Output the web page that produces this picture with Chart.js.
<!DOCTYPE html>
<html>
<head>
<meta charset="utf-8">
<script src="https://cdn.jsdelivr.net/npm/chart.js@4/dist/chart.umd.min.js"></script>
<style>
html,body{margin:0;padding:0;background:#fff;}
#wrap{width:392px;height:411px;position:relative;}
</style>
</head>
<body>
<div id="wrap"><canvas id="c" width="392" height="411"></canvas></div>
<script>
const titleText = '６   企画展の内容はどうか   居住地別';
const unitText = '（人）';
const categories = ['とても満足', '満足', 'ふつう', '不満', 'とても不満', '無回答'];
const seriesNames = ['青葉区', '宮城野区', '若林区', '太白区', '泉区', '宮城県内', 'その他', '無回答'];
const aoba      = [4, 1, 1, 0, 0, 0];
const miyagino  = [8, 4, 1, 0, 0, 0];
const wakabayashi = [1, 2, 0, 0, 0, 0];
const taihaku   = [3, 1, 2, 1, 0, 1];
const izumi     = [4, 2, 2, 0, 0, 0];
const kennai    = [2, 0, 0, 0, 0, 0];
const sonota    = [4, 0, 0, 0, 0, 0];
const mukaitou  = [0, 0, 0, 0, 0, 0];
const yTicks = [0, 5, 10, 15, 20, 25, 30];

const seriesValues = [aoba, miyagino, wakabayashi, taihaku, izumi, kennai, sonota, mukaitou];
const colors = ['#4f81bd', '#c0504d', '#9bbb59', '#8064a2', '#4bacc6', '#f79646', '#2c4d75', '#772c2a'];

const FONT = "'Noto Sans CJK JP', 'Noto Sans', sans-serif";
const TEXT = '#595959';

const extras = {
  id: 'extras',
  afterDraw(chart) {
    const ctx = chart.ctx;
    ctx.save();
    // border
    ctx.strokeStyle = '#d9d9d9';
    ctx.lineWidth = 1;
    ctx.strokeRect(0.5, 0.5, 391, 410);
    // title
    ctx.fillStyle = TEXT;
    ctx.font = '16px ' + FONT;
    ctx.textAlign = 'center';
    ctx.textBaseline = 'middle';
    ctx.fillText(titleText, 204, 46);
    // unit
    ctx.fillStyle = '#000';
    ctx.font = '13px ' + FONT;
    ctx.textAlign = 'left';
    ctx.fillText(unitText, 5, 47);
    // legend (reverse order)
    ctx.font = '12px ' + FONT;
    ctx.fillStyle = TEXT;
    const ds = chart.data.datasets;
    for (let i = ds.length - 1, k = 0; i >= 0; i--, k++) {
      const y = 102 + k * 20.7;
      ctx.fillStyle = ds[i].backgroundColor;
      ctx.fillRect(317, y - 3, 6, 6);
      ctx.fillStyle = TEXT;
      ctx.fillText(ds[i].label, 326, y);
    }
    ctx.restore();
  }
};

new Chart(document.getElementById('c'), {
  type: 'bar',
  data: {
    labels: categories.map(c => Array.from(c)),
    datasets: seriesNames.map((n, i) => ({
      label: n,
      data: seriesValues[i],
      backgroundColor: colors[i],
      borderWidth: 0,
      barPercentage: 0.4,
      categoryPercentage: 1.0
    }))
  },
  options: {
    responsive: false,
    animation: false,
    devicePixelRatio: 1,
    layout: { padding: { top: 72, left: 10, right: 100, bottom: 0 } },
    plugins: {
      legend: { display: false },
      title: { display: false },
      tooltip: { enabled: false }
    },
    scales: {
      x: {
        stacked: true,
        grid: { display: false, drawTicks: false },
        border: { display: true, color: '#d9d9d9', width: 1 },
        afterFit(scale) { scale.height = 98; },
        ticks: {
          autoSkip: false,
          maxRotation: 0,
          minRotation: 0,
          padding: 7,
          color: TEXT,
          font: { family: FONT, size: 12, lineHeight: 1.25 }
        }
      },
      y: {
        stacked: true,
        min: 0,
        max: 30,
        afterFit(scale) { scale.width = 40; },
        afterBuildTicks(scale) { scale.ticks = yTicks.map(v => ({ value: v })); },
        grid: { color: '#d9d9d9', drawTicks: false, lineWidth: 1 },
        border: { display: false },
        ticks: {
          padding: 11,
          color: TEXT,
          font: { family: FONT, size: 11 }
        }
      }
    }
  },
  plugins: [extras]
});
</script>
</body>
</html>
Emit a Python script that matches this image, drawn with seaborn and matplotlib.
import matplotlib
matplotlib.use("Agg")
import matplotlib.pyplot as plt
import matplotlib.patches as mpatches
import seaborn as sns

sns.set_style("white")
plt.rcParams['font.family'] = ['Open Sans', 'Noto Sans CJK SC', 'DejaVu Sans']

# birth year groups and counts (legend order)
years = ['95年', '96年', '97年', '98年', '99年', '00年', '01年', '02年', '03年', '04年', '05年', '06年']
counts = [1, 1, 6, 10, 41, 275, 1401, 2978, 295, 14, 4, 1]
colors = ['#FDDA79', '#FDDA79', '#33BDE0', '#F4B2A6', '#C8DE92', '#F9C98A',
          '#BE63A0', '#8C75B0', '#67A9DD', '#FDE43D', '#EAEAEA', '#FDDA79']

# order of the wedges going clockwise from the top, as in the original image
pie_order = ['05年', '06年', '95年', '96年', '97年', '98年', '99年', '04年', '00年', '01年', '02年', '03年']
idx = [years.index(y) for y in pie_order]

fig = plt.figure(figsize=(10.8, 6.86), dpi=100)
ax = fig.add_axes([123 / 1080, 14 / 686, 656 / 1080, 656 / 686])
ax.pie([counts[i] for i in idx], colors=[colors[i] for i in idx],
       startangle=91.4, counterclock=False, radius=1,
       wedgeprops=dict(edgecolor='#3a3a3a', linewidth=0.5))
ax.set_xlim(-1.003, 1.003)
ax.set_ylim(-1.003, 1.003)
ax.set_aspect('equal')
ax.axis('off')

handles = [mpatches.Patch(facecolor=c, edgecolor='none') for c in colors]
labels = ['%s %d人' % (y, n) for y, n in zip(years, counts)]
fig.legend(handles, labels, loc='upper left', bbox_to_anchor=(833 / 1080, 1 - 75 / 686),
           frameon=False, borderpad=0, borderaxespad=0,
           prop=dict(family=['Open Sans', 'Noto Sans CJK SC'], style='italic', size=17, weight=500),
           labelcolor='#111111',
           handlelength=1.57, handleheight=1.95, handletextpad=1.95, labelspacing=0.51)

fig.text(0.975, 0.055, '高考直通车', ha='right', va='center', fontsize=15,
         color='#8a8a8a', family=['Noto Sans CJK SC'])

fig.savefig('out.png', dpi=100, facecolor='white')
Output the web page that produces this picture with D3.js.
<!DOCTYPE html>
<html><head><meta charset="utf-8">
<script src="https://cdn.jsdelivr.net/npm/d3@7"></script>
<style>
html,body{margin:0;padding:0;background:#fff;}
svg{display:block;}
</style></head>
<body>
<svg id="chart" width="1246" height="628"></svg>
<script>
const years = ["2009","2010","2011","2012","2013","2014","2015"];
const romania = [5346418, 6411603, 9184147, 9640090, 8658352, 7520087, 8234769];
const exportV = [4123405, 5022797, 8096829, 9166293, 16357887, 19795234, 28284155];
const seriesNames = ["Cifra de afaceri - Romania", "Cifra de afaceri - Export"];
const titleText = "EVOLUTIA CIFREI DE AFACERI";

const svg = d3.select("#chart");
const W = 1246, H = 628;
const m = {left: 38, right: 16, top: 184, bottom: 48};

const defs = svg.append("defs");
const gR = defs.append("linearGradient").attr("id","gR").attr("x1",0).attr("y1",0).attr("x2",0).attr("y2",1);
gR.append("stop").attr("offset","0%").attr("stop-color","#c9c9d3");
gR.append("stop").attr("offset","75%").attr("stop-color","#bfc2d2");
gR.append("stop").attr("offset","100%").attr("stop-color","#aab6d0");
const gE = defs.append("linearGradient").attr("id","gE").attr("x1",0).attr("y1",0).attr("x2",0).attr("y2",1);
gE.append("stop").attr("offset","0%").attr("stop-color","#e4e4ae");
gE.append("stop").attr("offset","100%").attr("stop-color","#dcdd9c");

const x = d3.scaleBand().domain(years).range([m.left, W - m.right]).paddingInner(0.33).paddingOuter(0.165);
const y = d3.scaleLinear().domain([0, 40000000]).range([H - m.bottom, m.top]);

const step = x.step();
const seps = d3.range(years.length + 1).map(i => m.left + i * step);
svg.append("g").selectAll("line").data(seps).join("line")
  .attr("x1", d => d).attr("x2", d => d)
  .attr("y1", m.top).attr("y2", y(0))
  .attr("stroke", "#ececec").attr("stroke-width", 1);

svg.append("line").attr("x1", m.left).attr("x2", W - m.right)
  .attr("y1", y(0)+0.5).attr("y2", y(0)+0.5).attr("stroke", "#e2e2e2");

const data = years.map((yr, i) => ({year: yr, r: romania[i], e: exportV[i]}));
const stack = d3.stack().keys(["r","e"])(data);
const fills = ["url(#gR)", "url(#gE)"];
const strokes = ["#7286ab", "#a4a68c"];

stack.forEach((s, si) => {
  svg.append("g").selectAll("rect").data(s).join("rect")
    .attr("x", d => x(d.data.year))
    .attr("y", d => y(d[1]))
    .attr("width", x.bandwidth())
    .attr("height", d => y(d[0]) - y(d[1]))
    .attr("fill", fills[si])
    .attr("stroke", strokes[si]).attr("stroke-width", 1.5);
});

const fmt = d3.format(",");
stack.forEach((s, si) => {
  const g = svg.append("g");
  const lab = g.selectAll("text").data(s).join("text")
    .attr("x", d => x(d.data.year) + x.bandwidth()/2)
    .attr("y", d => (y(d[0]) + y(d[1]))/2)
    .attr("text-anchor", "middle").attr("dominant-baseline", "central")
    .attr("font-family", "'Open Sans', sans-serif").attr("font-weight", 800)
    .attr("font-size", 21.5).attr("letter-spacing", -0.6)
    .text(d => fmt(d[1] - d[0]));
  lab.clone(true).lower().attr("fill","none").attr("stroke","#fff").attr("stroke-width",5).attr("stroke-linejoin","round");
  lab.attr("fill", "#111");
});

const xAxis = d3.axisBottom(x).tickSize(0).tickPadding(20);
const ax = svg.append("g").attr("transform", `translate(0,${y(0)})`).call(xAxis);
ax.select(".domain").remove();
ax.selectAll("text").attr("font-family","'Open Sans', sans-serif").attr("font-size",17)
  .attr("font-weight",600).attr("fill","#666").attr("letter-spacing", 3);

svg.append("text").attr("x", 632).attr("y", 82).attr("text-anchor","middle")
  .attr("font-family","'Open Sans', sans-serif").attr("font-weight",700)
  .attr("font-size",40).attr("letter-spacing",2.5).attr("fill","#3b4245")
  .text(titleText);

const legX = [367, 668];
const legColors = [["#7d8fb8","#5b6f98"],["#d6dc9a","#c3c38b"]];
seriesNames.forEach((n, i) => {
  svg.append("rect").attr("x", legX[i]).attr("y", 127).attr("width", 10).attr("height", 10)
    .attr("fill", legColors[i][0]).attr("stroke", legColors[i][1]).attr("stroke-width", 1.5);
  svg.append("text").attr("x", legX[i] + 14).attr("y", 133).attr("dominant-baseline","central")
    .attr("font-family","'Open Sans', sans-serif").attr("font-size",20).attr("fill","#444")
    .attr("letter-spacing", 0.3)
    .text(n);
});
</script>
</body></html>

• • • • •

→ PROBLEM TO SOLVE: Your task is to repeat the lines from the one containing "Emit a Python" to the one containing "idx = [years.index(y) for y in pie_order]", both lines included. Leave out every other line.

→ EXERCISE ANSWER:
Emit a Python script that matches this image, drawn with seaborn and matplotlib.
import matplotlib
matplotlib.use("Agg")
import matplotlib.pyplot as plt
import matplotlib.patches as mpatches
import seaborn as sns

sns.set_style("white")
plt.rcParams['font.family'] = ['Open Sans', 'Noto Sans CJK SC', 'DejaVu Sans']

# birth year groups and counts (legend order)
years = ['95年', '96年', '97年', '98年', '99年', '00年', '01年', '02年', '03年', '04年', '05年', '06年']
counts = [1, 1, 6, 10, 41, 275, 1401, 2978, 295, 14, 4, 1]
colors = ['#FDDA79', '#FDDA79', '#33BDE0', '#F4B2A6', '#C8DE92', '#F9C98A',
          '#BE63A0', '#8C75B0', '#67A9DD', '#FDE43D', '#EAEAEA', '#FDDA79']

# order of the wedges going clockwise from the top, as in the original image
pie_order = ['05年', '06年', '95年', '96年', '97年', '98年', '99年', '04年', '00年', '01年', '02年', '03年']
idx = [years.index(y) for y in pie_order]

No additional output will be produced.